§ EXERCISE REQUIREMENTS: Leave out the pictures and reproduce all of the data exactly.

§ PROVIDED MATERIAL:
----
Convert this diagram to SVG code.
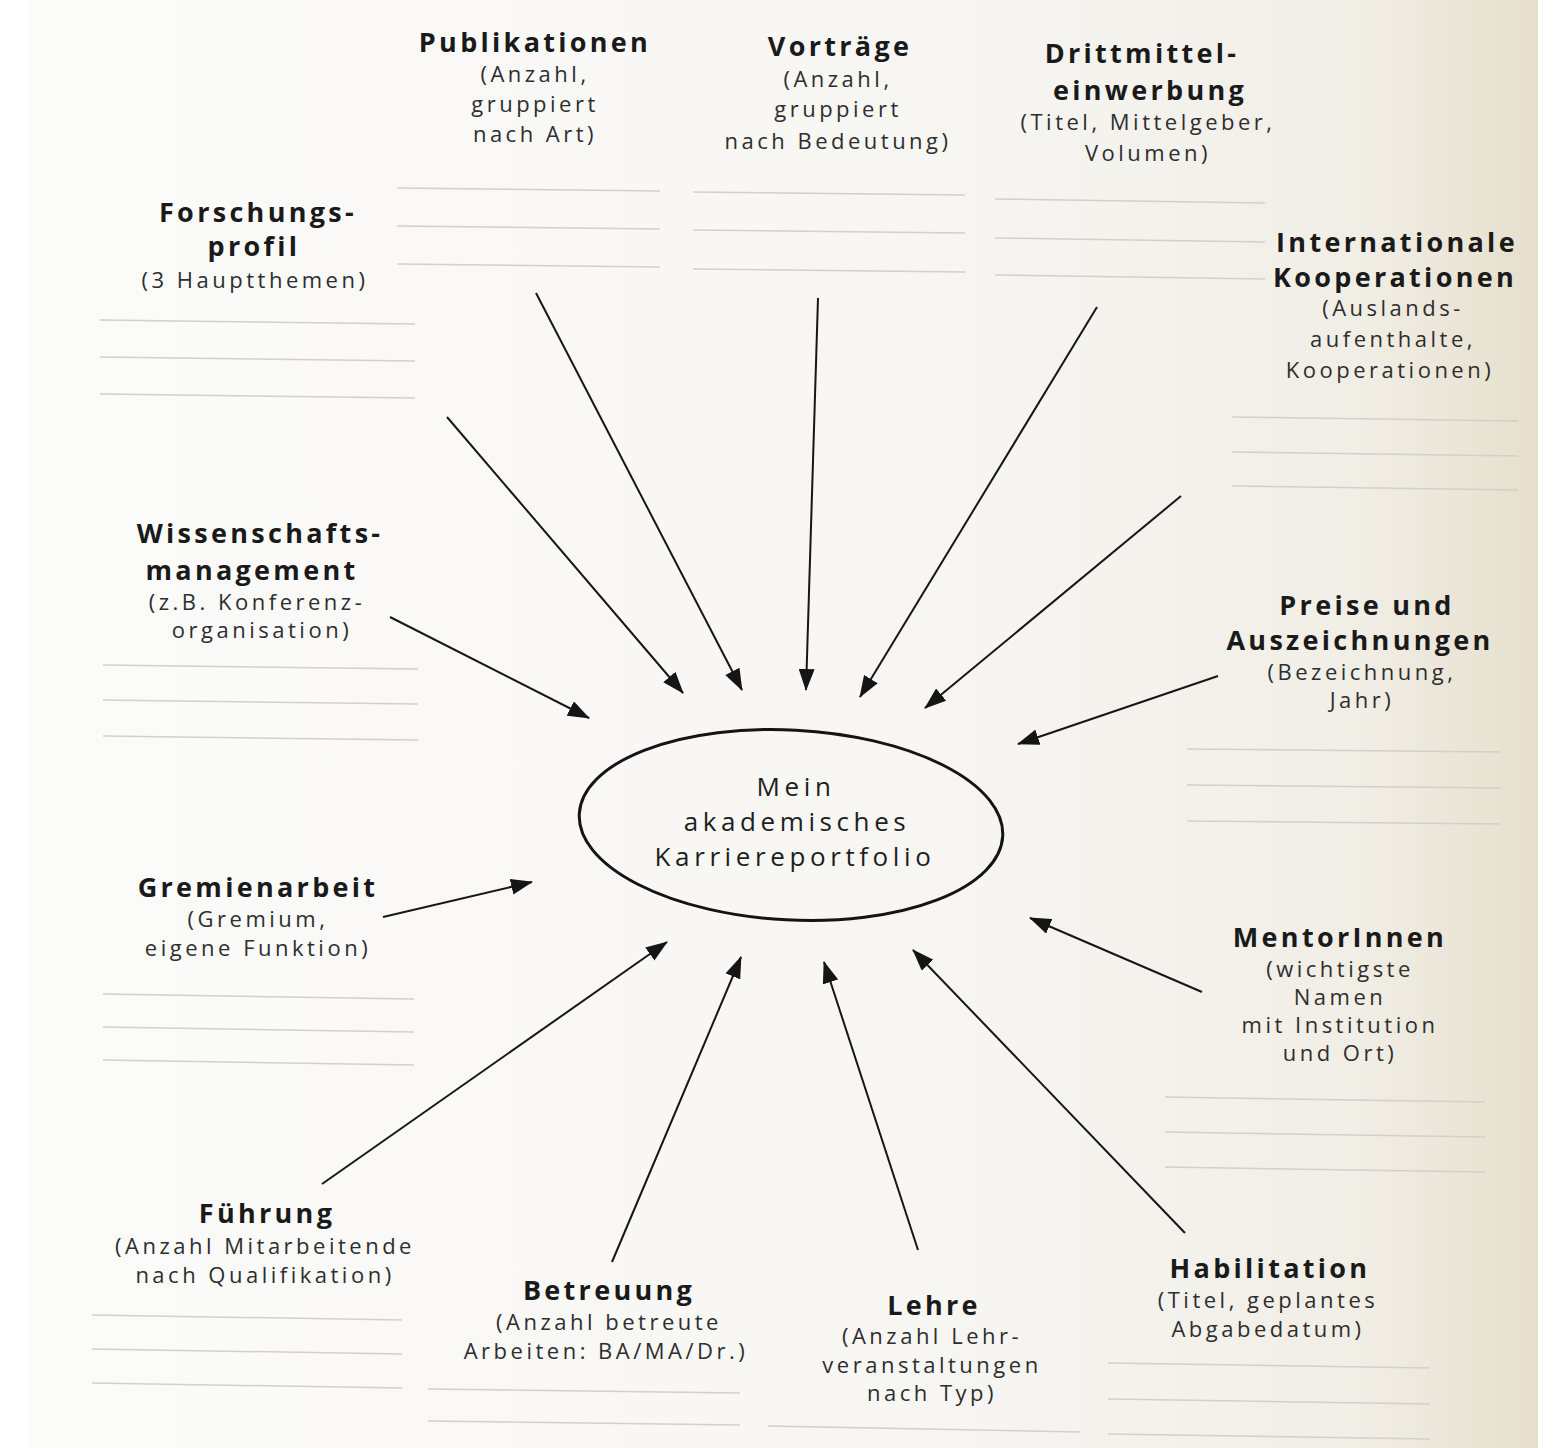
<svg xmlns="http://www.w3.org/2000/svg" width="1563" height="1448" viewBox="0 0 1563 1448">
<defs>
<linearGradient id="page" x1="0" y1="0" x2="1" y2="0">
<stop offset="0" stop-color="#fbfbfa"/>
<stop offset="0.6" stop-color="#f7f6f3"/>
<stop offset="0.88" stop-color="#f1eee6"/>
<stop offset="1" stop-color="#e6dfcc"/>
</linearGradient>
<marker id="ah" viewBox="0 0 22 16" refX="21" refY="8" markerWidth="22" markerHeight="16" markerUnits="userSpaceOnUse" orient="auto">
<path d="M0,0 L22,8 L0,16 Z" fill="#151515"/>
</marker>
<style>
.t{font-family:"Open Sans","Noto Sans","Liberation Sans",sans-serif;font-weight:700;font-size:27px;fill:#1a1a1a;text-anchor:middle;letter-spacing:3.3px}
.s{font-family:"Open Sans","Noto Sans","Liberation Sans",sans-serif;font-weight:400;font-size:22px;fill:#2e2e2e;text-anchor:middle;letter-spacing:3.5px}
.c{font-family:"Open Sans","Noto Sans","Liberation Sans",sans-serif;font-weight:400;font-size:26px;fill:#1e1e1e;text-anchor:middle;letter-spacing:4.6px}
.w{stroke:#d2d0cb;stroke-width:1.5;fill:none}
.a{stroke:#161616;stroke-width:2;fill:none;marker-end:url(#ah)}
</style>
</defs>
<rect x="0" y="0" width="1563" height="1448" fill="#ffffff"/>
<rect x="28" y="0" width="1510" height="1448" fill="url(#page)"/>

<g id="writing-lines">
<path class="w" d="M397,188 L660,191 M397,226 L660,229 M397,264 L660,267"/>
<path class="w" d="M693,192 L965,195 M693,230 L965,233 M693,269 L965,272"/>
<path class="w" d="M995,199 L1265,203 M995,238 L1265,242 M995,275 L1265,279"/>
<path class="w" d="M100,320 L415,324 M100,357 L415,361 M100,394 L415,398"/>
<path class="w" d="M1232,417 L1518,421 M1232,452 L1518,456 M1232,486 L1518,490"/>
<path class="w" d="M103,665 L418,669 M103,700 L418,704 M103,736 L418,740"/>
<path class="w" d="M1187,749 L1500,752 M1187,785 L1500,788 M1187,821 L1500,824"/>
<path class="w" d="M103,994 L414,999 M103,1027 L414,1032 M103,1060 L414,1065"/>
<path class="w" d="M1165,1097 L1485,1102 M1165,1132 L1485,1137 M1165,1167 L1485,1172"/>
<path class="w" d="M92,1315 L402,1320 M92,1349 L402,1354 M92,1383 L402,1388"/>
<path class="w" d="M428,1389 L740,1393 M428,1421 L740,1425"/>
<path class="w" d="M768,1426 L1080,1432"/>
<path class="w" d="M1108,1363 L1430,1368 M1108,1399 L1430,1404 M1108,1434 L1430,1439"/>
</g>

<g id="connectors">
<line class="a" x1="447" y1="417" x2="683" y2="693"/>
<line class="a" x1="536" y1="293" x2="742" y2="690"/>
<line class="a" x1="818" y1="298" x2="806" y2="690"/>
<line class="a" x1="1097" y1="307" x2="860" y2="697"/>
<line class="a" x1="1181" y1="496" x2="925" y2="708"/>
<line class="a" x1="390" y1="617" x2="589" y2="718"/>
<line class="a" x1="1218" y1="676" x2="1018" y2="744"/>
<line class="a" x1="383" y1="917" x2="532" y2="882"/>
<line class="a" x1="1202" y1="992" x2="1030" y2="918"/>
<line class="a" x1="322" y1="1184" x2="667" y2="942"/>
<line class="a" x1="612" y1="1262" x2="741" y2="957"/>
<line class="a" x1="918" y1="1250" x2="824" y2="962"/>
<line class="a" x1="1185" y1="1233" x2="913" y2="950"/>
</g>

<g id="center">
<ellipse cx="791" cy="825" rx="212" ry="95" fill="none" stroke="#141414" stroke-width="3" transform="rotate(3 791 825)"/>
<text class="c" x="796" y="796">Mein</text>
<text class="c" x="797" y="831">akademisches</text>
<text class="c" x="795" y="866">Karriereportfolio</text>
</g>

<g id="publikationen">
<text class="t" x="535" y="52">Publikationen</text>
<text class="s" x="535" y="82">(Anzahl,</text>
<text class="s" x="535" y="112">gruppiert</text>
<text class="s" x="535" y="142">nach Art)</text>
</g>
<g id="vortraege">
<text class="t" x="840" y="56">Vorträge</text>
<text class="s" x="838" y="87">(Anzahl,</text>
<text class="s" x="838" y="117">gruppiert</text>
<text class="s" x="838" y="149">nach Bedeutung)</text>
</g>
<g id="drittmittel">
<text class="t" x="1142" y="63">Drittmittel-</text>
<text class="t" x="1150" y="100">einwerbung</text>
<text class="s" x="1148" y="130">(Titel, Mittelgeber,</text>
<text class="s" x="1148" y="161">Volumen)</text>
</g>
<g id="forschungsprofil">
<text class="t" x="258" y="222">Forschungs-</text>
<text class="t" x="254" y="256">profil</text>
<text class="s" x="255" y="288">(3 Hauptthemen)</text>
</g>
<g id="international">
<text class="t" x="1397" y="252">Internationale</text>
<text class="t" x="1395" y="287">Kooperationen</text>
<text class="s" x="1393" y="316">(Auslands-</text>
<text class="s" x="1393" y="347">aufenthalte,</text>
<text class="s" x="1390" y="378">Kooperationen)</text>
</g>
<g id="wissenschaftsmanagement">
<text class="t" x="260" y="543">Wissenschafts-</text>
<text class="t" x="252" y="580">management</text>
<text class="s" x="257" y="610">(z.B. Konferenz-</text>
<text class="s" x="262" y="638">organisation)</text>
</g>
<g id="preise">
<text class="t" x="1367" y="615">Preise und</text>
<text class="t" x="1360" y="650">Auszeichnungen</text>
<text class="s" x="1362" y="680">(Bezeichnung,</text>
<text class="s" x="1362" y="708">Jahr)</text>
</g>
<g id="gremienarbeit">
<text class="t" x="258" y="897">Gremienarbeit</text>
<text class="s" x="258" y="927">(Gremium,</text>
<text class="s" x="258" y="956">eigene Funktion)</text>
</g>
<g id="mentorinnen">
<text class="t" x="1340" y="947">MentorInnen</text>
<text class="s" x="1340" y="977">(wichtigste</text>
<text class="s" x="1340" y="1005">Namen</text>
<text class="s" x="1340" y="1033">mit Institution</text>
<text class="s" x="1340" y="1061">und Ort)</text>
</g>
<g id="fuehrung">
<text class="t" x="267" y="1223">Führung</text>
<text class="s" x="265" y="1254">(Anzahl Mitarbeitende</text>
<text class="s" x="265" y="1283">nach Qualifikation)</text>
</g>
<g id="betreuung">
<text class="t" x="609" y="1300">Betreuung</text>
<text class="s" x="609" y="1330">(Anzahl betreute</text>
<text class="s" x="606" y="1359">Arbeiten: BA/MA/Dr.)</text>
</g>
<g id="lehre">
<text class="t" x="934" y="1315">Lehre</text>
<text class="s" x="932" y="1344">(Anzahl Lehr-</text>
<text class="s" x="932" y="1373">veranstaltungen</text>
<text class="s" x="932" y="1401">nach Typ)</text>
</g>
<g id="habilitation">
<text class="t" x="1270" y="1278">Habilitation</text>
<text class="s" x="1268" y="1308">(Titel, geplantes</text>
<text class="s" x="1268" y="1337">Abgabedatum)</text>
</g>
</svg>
----
§ TASK OUTPUT:
Convert this diagram to SVG code.
<svg xmlns="http://www.w3.org/2000/svg" width="1563" height="1448" viewBox="0 0 1563 1448">
<defs>
<linearGradient id="page" x1="0" y1="0" x2="1" y2="0">
<stop offset="0" stop-color="#fbfbfa"/>
<stop offset="0.6" stop-color="#f7f6f3"/>
<stop offset="0.88" stop-color="#f1eee6"/>
<stop offset="1" stop-color="#e6dfcc"/>
</linearGradient>
<marker id="ah" viewBox="0 0 22 16" refX="21" refY="8" markerWidth="22" markerHeight="16" markerUnits="userSpaceOnUse" orient="auto">
<path d="M0,0 L22,8 L0,16 Z" fill="#151515"/>
</marker>
<style>
.t{font-family:"Open Sans","Noto Sans","Liberation Sans",sans-serif;font-weight:700;font-size:27px;fill:#1a1a1a;text-anchor:middle;letter-spacing:3.3px}
.s{font-family:"Open Sans","Noto Sans","Liberation Sans",sans-serif;font-weight:400;font-size:22px;fill:#2e2e2e;text-anchor:middle;letter-spacing:3.5px}
.c{font-family:"Open Sans","Noto Sans","Liberation Sans",sans-serif;font-weight:400;font-size:26px;fill:#1e1e1e;text-anchor:middle;letter-spacing:4.6px}
.w{stroke:#d2d0cb;stroke-width:1.5;fill:none}
.a{stroke:#161616;stroke-width:2;fill:none;marker-end:url(#ah)}
</style>
</defs>
<rect x="0" y="0" width="1563" height="1448" fill="#ffffff"/>
<rect x="28" y="0" width="1510" height="1448" fill="url(#page)"/>

<g id="writing-lines">
<path class="w" d="M397,188 L660,191 M397,226 L660,229 M397,264 L660,267"/>
<path class="w" d="M693,192 L965,195 M693,230 L965,233 M693,269 L965,272"/>
<path class="w" d="M995,199 L1265,203 M995,238 L1265,242 M995,275 L1265,279"/>
<path class="w" d="M100,320 L415,324 M100,357 L415,361 M100,394 L415,398"/>
<path class="w" d="M1232,417 L1518,421 M1232,452 L1518,456 M1232,486 L1518,490"/>
<path class="w" d="M103,665 L418,669 M103,700 L418,704 M103,736 L418,740"/>
<path class="w" d="M1187,749 L1500,752 M1187,785 L1500,788 M1187,821 L1500,824"/>
<path class="w" d="M103,994 L414,999 M103,1027 L414,1032 M103,1060 L414,1065"/>
<path class="w" d="M1165,1097 L1485,1102 M1165,1132 L1485,1137 M1165,1167 L1485,1172"/>
<path class="w" d="M92,1315 L402,1320 M92,1349 L402,1354 M92,1383 L402,1388"/>
<path class="w" d="M428,1389 L740,1393 M428,1421 L740,1425"/>
<path class="w" d="M768,1426 L1080,1432"/>
<path class="w" d="M1108,1363 L1430,1368 M1108,1399 L1430,1404 M1108,1434 L1430,1439"/>
</g>

<g id="connectors">
<line class="a" x1="447" y1="417" x2="683" y2="693"/>
<line class="a" x1="536" y1="293" x2="742" y2="690"/>
<line class="a" x1="818" y1="298" x2="806" y2="690"/>
<line class="a" x1="1097" y1="307" x2="860" y2="697"/>
<line class="a" x1="1181" y1="496" x2="925" y2="708"/>
<line class="a" x1="390" y1="617" x2="589" y2="718"/>
<line class="a" x1="1218" y1="676" x2="1018" y2="744"/>
<line class="a" x1="383" y1="917" x2="532" y2="882"/>
<line class="a" x1="1202" y1="992" x2="1030" y2="918"/>
<line class="a" x1="322" y1="1184" x2="667" y2="942"/>
<line class="a" x1="612" y1="1262" x2="741" y2="957"/>
<line class="a" x1="918" y1="1250" x2="824" y2="962"/>
<line class="a" x1="1185" y1="1233" x2="913" y2="950"/>
</g>

<g id="center">
<ellipse cx="791" cy="825" rx="212" ry="95" fill="none" stroke="#141414" stroke-width="3" transform="rotate(3 791 825)"/>
<text class="c" x="796" y="796">Mein</text>
<text class="c" x="797" y="831">akademisches</text>
<text class="c" x="795" y="866">Karriereportfolio</text>
</g>

<g id="publikationen">
<text class="t" x="535" y="52">Publikationen</text>
<text class="s" x="535" y="82">(Anzahl,</text>
<text class="s" x="535" y="112">gruppiert</text>
<text class="s" x="535" y="142">nach Art)</text>
</g>
<g id="vortraege">
<text class="t" x="840" y="56">Vorträge</text>
<text class="s" x="838" y="87">(Anzahl,</text>
<text class="s" x="838" y="117">gruppiert</text>
<text class="s" x="838" y="149">nach Bedeutung)</text>
</g>
<g id="drittmittel">
<text class="t" x="1142" y="63">Drittmittel-</text>
<text class="t" x="1150" y="100">einwerbung</text>
<text class="s" x="1148" y="130">(Titel, Mittelgeber,</text>
<text class="s" x="1148" y="161">Volumen)</text>
</g>
<g id="forschungsprofil">
<text class="t" x="258" y="222">Forschungs-</text>
<text class="t" x="254" y="256">profil</text>
<text class="s" x="255" y="288">(3 Hauptthemen)</text>
</g>
<g id="international">
<text class="t" x="1397" y="252">Internationale</text>
<text class="t" x="1395" y="287">Kooperationen</text>
<text class="s" x="1393" y="316">(Auslands-</text>
<text class="s" x="1393" y="347">aufenthalte,</text>
<text class="s" x="1390" y="378">Kooperationen)</text>
</g>
<g id="wissenschaftsmanagement">
<text class="t" x="260" y="543">Wissenschafts-</text>
<text class="t" x="252" y="580">management</text>
<text class="s" x="257" y="610">(z.B. Konferenz-</text>
<text class="s" x="262" y="638">organisation)</text>
</g>
<g id="preise">
<text class="t" x="1367" y="615">Preise und</text>
<text class="t" x="1360" y="650">Auszeichnungen</text>
<text class="s" x="1362" y="680">(Bezeichnung,</text>
<text class="s" x="1362" y="708">Jahr)</text>
</g>
<g id="gremienarbeit">
<text class="t" x="258" y="897">Gremienarbeit</text>
<text class="s" x="258" y="927">(Gremium,</text>
<text class="s" x="258" y="956">eigene Funktion)</text>
</g>
<g id="mentorinnen">
<text class="t" x="1340" y="947">MentorInnen</text>
<text class="s" x="1340" y="977">(wichtigste</text>
<text class="s" x="1340" y="1005">Namen</text>
<text class="s" x="1340" y="1033">mit Institution</text>
<text class="s" x="1340" y="1061">und Ort)</text>
</g>
<g id="fuehrung">
<text class="t" x="267" y="1223">Führung</text>
<text class="s" x="265" y="1254">(Anzahl Mitarbeitende</text>
<text class="s" x="265" y="1283">nach Qualifikation)</text>
</g>
<g id="betreuung">
<text class="t" x="609" y="1300">Betreuung</text>
<text class="s" x="609" y="1330">(Anzahl betreute</text>
<text class="s" x="606" y="1359">Arbeiten: BA/MA/Dr.)</text>
</g>
<g id="lehre">
<text class="t" x="934" y="1315">Lehre</text>
<text class="s" x="932" y="1344">(Anzahl Lehr-</text>
<text class="s" x="932" y="1373">veranstaltungen</text>
<text class="s" x="932" y="1401">nach Typ)</text>
</g>
<g id="habilitation">
<text class="t" x="1270" y="1278">Habilitation</text>
<text class="s" x="1268" y="1308">(Titel, geplantes</text>
<text class="s" x="1268" y="1337">Abgabedatum)</text>
</g>
</svg>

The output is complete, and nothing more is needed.